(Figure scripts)
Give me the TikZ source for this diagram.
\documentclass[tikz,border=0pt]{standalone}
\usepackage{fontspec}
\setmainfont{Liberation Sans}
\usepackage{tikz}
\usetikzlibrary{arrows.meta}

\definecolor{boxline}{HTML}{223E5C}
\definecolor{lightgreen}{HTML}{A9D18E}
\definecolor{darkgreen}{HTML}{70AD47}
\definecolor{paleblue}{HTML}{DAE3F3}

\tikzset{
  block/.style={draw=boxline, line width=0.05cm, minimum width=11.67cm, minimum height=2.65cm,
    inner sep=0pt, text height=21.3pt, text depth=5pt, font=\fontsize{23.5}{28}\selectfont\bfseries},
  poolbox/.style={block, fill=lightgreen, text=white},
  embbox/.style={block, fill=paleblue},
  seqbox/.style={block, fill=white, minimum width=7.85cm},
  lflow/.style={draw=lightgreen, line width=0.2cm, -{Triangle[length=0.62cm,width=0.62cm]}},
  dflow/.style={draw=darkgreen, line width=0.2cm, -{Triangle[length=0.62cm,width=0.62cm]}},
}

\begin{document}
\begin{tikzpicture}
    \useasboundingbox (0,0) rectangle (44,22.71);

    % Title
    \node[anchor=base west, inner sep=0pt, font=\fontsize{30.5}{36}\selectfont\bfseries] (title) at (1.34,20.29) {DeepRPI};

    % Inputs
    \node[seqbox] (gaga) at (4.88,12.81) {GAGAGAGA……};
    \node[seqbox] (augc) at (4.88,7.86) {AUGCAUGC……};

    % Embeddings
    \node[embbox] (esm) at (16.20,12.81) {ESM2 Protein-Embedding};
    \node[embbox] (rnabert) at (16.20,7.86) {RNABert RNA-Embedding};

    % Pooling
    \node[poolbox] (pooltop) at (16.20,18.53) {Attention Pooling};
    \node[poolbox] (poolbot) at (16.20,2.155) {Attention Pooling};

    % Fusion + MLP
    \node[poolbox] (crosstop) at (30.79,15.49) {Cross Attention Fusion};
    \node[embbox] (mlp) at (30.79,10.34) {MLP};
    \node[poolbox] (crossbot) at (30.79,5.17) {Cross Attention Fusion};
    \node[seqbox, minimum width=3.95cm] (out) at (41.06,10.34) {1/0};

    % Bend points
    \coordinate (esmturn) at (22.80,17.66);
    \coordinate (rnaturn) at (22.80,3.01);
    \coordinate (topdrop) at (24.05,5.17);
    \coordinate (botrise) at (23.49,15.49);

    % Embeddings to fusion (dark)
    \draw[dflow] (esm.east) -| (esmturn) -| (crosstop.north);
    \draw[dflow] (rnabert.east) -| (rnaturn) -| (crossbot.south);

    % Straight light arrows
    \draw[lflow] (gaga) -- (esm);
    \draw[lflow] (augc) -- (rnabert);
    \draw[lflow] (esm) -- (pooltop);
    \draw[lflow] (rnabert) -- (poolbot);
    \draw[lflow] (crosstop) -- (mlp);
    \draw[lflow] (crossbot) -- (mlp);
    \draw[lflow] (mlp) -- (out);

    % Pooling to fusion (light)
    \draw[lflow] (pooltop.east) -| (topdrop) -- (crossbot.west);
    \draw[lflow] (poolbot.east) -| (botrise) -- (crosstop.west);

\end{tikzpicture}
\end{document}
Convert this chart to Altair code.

* _WHAT NEEDS TO BE DONE_
Take the listing above and set it down exactly.

* _EXERCISE RESPONSE_
Give me the TikZ source for this diagram.
\documentclass[tikz,border=0pt]{standalone}
\usepackage{fontspec}
\setmainfont{Liberation Sans}
\usepackage{tikz}
\usetikzlibrary{arrows.meta}

\definecolor{boxline}{HTML}{223E5C}
\definecolor{lightgreen}{HTML}{A9D18E}
\definecolor{darkgreen}{HTML}{70AD47}
\definecolor{paleblue}{HTML}{DAE3F3}

\tikzset{
  block/.style={draw=boxline, line width=0.05cm, minimum width=11.67cm, minimum height=2.65cm,
    inner sep=0pt, text height=21.3pt, text depth=5pt, font=\fontsize{23.5}{28}\selectfont\bfseries},
  poolbox/.style={block, fill=lightgreen, text=white},
  embbox/.style={block, fill=paleblue},
  seqbox/.style={block, fill=white, minimum width=7.85cm},
  lflow/.style={draw=lightgreen, line width=0.2cm, -{Triangle[length=0.62cm,width=0.62cm]}},
  dflow/.style={draw=darkgreen, line width=0.2cm, -{Triangle[length=0.62cm,width=0.62cm]}},
}

\begin{document}
\begin{tikzpicture}
    \useasboundingbox (0,0) rectangle (44,22.71);

    % Title
    \node[anchor=base west, inner sep=0pt, font=\fontsize{30.5}{36}\selectfont\bfseries] (title) at (1.34,20.29) {DeepRPI};

    % Inputs
    \node[seqbox] (gaga) at (4.88,12.81) {GAGAGAGA……};
    \node[seqbox] (augc) at (4.88,7.86) {AUGCAUGC……};

    % Embeddings
    \node[embbox] (esm) at (16.20,12.81) {ESM2 Protein-Embedding};
    \node[embbox] (rnabert) at (16.20,7.86) {RNABert RNA-Embedding};

    % Pooling
    \node[poolbox] (pooltop) at (16.20,18.53) {Attention Pooling};
    \node[poolbox] (poolbot) at (16.20,2.155) {Attention Pooling};

    % Fusion + MLP
    \node[poolbox] (crosstop) at (30.79,15.49) {Cross Attention Fusion};
    \node[embbox] (mlp) at (30.79,10.34) {MLP};
    \node[poolbox] (crossbot) at (30.79,5.17) {Cross Attention Fusion};
    \node[seqbox, minimum width=3.95cm] (out) at (41.06,10.34) {1/0};

    % Bend points
    \coordinate (esmturn) at (22.80,17.66);
    \coordinate (rnaturn) at (22.80,3.01);
    \coordinate (topdrop) at (24.05,5.17);
    \coordinate (botrise) at (23.49,15.49);

    % Embeddings to fusion (dark)
    \draw[dflow] (esm.east) -| (esmturn) -| (crosstop.north);
    \draw[dflow] (rnabert.east) -| (rnaturn) -| (crossbot.south);

    % Straight light arrows
    \draw[lflow] (gaga) -- (esm);
    \draw[lflow] (augc) -- (rnabert);
    \draw[lflow] (esm) -- (pooltop);
    \draw[lflow] (rnabert) -- (poolbot);
    \draw[lflow] (crosstop) -- (mlp);
    \draw[lflow] (crossbot) -- (mlp);
    \draw[lflow] (mlp) -- (out);

    % Pooling to fusion (light)
    \draw[lflow] (pooltop.east) -| (topdrop) -- (crossbot.west);
    \draw[lflow] (poolbot.east) -| (botrise) -- (crosstop.west);

\end{tikzpicture}
\end{document}
Convert this chart to Altair code.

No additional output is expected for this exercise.